◆ Source code of charts
-- -- --
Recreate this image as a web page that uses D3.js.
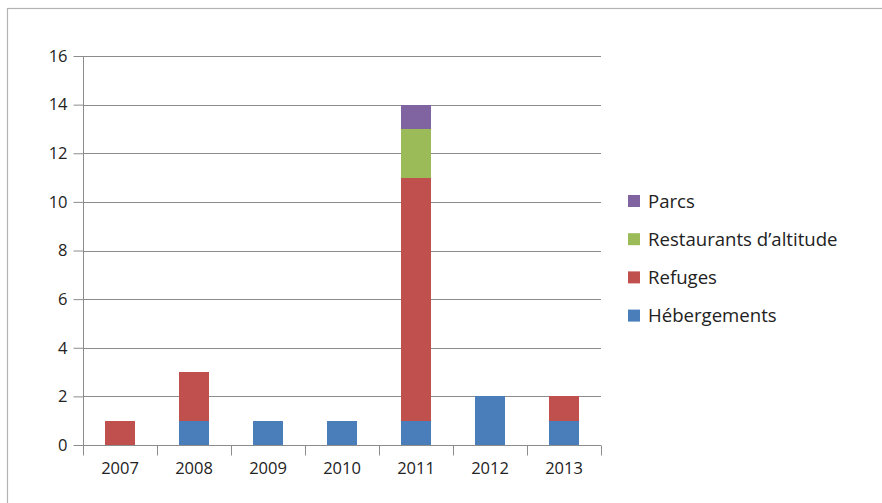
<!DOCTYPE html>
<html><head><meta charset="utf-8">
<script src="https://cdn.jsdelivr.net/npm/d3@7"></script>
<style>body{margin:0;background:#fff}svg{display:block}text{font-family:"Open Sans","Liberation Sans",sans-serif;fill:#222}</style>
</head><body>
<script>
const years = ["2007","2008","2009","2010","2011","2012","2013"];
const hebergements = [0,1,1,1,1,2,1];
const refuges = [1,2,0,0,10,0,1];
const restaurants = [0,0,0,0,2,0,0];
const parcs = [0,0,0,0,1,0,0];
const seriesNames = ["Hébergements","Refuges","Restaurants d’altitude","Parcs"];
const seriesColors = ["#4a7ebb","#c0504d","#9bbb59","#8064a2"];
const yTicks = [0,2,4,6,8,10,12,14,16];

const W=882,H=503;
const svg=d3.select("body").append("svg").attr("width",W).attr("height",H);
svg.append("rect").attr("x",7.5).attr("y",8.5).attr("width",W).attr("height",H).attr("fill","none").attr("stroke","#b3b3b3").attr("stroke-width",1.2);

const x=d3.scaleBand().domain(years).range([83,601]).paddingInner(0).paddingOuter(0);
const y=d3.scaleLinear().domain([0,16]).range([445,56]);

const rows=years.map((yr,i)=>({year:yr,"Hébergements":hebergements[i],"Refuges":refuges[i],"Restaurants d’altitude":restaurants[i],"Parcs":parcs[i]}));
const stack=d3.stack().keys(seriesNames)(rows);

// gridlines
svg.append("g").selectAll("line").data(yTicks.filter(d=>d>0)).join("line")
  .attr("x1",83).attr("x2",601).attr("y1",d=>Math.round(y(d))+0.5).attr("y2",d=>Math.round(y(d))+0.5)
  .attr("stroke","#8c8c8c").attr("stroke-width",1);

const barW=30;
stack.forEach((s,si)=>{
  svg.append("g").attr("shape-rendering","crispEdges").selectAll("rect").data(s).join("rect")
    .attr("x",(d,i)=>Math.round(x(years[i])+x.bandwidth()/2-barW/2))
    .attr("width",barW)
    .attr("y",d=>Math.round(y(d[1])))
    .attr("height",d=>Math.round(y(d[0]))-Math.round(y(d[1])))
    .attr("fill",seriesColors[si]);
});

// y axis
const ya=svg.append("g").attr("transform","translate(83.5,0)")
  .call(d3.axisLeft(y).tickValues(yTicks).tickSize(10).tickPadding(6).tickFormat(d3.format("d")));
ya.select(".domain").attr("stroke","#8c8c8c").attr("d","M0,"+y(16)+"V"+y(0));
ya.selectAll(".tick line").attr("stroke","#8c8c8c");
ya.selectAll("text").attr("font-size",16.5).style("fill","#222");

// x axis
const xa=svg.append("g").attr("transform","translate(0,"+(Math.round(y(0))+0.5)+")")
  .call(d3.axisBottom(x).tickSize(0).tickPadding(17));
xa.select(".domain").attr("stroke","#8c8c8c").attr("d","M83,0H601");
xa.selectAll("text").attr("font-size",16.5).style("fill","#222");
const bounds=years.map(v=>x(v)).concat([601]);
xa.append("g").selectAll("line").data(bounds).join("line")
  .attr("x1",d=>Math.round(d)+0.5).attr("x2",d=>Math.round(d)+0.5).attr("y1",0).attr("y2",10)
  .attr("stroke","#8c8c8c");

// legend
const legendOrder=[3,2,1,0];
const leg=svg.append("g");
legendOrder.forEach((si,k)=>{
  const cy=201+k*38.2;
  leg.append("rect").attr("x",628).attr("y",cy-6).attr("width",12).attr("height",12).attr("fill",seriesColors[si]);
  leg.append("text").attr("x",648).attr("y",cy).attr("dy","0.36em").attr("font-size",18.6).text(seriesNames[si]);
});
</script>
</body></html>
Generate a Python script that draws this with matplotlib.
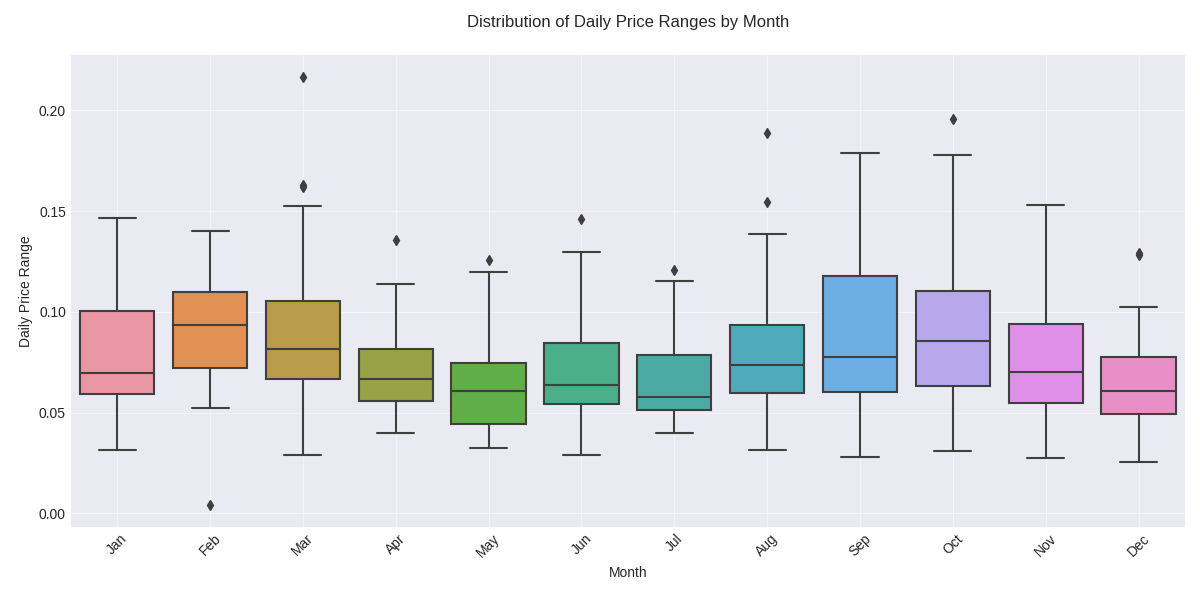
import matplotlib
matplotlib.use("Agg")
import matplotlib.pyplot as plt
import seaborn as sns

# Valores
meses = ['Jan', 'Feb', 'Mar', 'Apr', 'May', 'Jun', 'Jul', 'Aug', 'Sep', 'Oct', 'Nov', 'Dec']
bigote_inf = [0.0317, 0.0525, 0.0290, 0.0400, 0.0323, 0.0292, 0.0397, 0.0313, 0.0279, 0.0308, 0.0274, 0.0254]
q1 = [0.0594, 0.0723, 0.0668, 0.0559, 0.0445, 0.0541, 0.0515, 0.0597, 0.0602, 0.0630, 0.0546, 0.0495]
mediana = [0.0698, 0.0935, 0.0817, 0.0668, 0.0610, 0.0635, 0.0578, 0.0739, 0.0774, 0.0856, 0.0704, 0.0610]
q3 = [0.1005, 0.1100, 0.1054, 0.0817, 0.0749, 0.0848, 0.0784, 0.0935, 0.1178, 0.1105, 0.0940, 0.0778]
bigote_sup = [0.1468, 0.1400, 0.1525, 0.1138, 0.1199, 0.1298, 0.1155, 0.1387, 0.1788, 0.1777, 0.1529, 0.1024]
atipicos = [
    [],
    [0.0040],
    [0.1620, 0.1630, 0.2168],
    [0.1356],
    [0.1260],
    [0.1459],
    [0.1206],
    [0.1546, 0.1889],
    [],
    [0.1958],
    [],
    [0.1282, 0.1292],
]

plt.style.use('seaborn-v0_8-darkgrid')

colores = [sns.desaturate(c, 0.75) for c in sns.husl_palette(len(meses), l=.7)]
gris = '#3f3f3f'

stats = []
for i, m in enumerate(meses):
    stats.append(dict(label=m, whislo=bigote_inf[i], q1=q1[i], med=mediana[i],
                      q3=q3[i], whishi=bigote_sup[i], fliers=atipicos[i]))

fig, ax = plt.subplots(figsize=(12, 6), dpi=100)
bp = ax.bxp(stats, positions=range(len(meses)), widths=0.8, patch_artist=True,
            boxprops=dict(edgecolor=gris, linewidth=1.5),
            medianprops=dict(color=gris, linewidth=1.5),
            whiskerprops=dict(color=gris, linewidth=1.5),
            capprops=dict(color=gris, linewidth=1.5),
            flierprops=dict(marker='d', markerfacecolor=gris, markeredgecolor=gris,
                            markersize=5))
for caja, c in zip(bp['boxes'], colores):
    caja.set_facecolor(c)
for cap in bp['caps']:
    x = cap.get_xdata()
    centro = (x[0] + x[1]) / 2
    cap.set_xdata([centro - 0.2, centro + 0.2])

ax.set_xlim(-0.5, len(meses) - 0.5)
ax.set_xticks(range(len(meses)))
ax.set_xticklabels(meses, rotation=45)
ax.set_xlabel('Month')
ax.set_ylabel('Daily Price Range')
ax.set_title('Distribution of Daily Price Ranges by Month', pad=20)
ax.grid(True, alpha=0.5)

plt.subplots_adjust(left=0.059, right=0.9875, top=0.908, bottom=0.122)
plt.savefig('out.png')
-- -- --
Every line of the data above should be quoted exactly. Omit the pictures.

◆ Solution to this exercise
Recreate this image as a web page that uses D3.js.
<!DOCTYPE html>
<html><head><meta charset="utf-8">
<script src="https://cdn.jsdelivr.net/npm/d3@7"></script>
<style>body{margin:0;background:#fff}svg{display:block}text{font-family:"Open Sans","Liberation Sans",sans-serif;fill:#222}</style>
</head><body>
<script>
const years = ["2007","2008","2009","2010","2011","2012","2013"];
const hebergements = [0,1,1,1,1,2,1];
const refuges = [1,2,0,0,10,0,1];
const restaurants = [0,0,0,0,2,0,0];
const parcs = [0,0,0,0,1,0,0];
const seriesNames = ["Hébergements","Refuges","Restaurants d’altitude","Parcs"];
const seriesColors = ["#4a7ebb","#c0504d","#9bbb59","#8064a2"];
const yTicks = [0,2,4,6,8,10,12,14,16];

const W=882,H=503;
const svg=d3.select("body").append("svg").attr("width",W).attr("height",H);
svg.append("rect").attr("x",7.5).attr("y",8.5).attr("width",W).attr("height",H).attr("fill","none").attr("stroke","#b3b3b3").attr("stroke-width",1.2);

const x=d3.scaleBand().domain(years).range([83,601]).paddingInner(0).paddingOuter(0);
const y=d3.scaleLinear().domain([0,16]).range([445,56]);

const rows=years.map((yr,i)=>({year:yr,"Hébergements":hebergements[i],"Refuges":refuges[i],"Restaurants d’altitude":restaurants[i],"Parcs":parcs[i]}));
const stack=d3.stack().keys(seriesNames)(rows);

// gridlines
svg.append("g").selectAll("line").data(yTicks.filter(d=>d>0)).join("line")
  .attr("x1",83).attr("x2",601).attr("y1",d=>Math.round(y(d))+0.5).attr("y2",d=>Math.round(y(d))+0.5)
  .attr("stroke","#8c8c8c").attr("stroke-width",1);

const barW=30;
stack.forEach((s,si)=>{
  svg.append("g").attr("shape-rendering","crispEdges").selectAll("rect").data(s).join("rect")
    .attr("x",(d,i)=>Math.round(x(years[i])+x.bandwidth()/2-barW/2))
    .attr("width",barW)
    .attr("y",d=>Math.round(y(d[1])))
    .attr("height",d=>Math.round(y(d[0]))-Math.round(y(d[1])))
    .attr("fill",seriesColors[si]);
});

// y axis
const ya=svg.append("g").attr("transform","translate(83.5,0)")
  .call(d3.axisLeft(y).tickValues(yTicks).tickSize(10).tickPadding(6).tickFormat(d3.format("d")));
ya.select(".domain").attr("stroke","#8c8c8c").attr("d","M0,"+y(16)+"V"+y(0));
ya.selectAll(".tick line").attr("stroke","#8c8c8c");
ya.selectAll("text").attr("font-size",16.5).style("fill","#222");

// x axis
const xa=svg.append("g").attr("transform","translate(0,"+(Math.round(y(0))+0.5)+")")
  .call(d3.axisBottom(x).tickSize(0).tickPadding(17));
xa.select(".domain").attr("stroke","#8c8c8c").attr("d","M83,0H601");
xa.selectAll("text").attr("font-size",16.5).style("fill","#222");
const bounds=years.map(v=>x(v)).concat([601]);
xa.append("g").selectAll("line").data(bounds).join("line")
  .attr("x1",d=>Math.round(d)+0.5).attr("x2",d=>Math.round(d)+0.5).attr("y1",0).attr("y2",10)
  .attr("stroke","#8c8c8c");

// legend
const legendOrder=[3,2,1,0];
const leg=svg.append("g");
legendOrder.forEach((si,k)=>{
  const cy=201+k*38.2;
  leg.append("rect").attr("x",628).attr("y",cy-6).attr("width",12).attr("height",12).attr("fill",seriesColors[si]);
  leg.append("text").attr("x",648).attr("y",cy).attr("dy","0.36em").attr("font-size",18.6).text(seriesNames[si]);
});
</script>
</body></html>
Generate a Python script that draws this with matplotlib.
import matplotlib
matplotlib.use("Agg")
import matplotlib.pyplot as plt
import seaborn as sns

# Valores
meses = ['Jan', 'Feb', 'Mar', 'Apr', 'May', 'Jun', 'Jul', 'Aug', 'Sep', 'Oct', 'Nov', 'Dec']
bigote_inf = [0.0317, 0.0525, 0.0290, 0.0400, 0.0323, 0.0292, 0.0397, 0.0313, 0.0279, 0.0308, 0.0274, 0.0254]
q1 = [0.0594, 0.0723, 0.0668, 0.0559, 0.0445, 0.0541, 0.0515, 0.0597, 0.0602, 0.0630, 0.0546, 0.0495]
mediana = [0.0698, 0.0935, 0.0817, 0.0668, 0.0610, 0.0635, 0.0578, 0.0739, 0.0774, 0.0856, 0.0704, 0.0610]
q3 = [0.1005, 0.1100, 0.1054, 0.0817, 0.0749, 0.0848, 0.0784, 0.0935, 0.1178, 0.1105, 0.0940, 0.0778]
bigote_sup = [0.1468, 0.1400, 0.1525, 0.1138, 0.1199, 0.1298, 0.1155, 0.1387, 0.1788, 0.1777, 0.1529, 0.1024]
atipicos = [
    [],
    [0.0040],
    [0.1620, 0.1630, 0.2168],
    [0.1356],
    [0.1260],
    [0.1459],
    [0.1206],
    [0.1546, 0.1889],
    [],
    [0.1958],
    [],
    [0.1282, 0.1292],
]

plt.style.use('seaborn-v0_8-darkgrid')

colores = [sns.desaturate(c, 0.75) for c in sns.husl_palette(len(meses), l=.7)]
gris = '#3f3f3f'

stats = []
for i, m in enumerate(meses):
    stats.append(dict(label=m, whislo=bigote_inf[i], q1=q1[i], med=mediana[i],
                      q3=q3[i], whishi=bigote_sup[i], fliers=atipicos[i]))

fig, ax = plt.subplots(figsize=(12, 6), dpi=100)
bp = ax.bxp(stats, positions=range(len(meses)), widths=0.8, patch_artist=True,
            boxprops=dict(edgecolor=gris, linewidth=1.5),
            medianprops=dict(color=gris, linewidth=1.5),
            whiskerprops=dict(color=gris, linewidth=1.5),
            capprops=dict(color=gris, linewidth=1.5),
            flierprops=dict(marker='d', markerfacecolor=gris, markeredgecolor=gris,
                            markersize=5))
for caja, c in zip(bp['boxes'], colores):
    caja.set_facecolor(c)
for cap in bp['caps']:
    x = cap.get_xdata()
    centro = (x[0] + x[1]) / 2
    cap.set_xdata([centro - 0.2, centro + 0.2])

ax.set_xlim(-0.5, len(meses) - 0.5)
ax.set_xticks(range(len(meses)))
ax.set_xticklabels(meses, rotation=45)
ax.set_xlabel('Month')
ax.set_ylabel('Daily Price Range')
ax.set_title('Distribution of Daily Price Ranges by Month', pad=20)
ax.grid(True, alpha=0.5)

plt.subplots_adjust(left=0.059, right=0.9875, top=0.908, bottom=0.122)
plt.savefig('out.png')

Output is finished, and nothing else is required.